Faire de la prévention, sensibiliser, former à la lutte contre les violences sexistes et sexuelles est un enjeu prioritaire pour les établissements d’enseignement supérieur déjà activement engagés depuis plusieurs années dans la lutte contre les VSS. Le Plan National d’actions de lutte contre les violences sexistes et sexuelles (VSS), lancé il y a un an, ainsi que le récent doublement du budget qui y est consacré[1] témoignent de cet engagement. Ainsi, dans la plupart des universités et des grandes écoles, des sessions de formations pour les étudiants et les personnels ont été lancées, des cellules de signalement se déploient, des campagnes de sensibilisation aux stéréotypes de genre et au consentement se multiplient. Les étudiantes et étudiants sont aussi de plus en conscients que les établissements d’enseignement supérieur ont un rôle déterminant à jouer dans la prévention, le traitement et les actions des VSS. Le nombre croissant de signalements confirme cette conscientisation, et ne doit pas effrayer les établissements, au contraire.

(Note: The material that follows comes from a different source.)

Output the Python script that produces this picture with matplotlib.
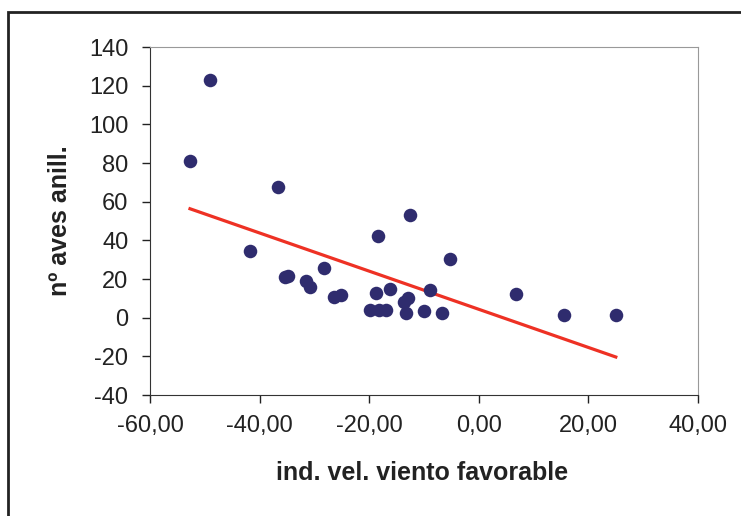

L’interface entre le disciplinaire et le judiciaire

Toutefois, certaines difficultés restent à régler. L’une des plus importantes réside dans l’articulation entre le traitement disciplinaire au sein de l’établissement et la procédure judiciaire de ces situations de VSS, notamment concernant la prise en charge de la victime et les mesures à prendre pour éloigner le(s) agresseur(s). En effet, en cas de signalement, l’établissement a obligation d’agir (même sans plainte au pénal) pour protéger la victime. L’école doit en effet veiller en priorité à cela et peut prendre immédiatement des mesures conservatoires à l’égard du ou des suspect(s), notamment l’éloignement, l’obligation de l’enseignement à distance ou encore la prononciation d’une exclusion temporaire (le temps de l’enquête et de la procédure disciplinaire).

L’école est le premier relai, toutefois elle ne se substitue pas à la justice, et se doit de travailler en partenariat avec les services juridiques et de police adaptés. Elle accompagne et oriente la victime vers ces services pour éventuellement déposer plainte. Quant aux agresseurs, même si la présomption d’innocence reste un principe pénal, elle demeure un principe moral pour les établissements et doit rester centrale dans le traitement des plaintes.

Pour la communauté étudiante non plus, cette question n’est pas toujours claire. A leurs yeux, le fait que l’école doive sanctionner les violences est aujourd’hui une évidence. Mais ils ou elles ne souhaitent pas toujours porter plainte (défiance à l’égard de la justice, processus long et douloureux, irréversible, parents non-informés…). L’établissement devient alors un relai majeur sans soutien judiciaire.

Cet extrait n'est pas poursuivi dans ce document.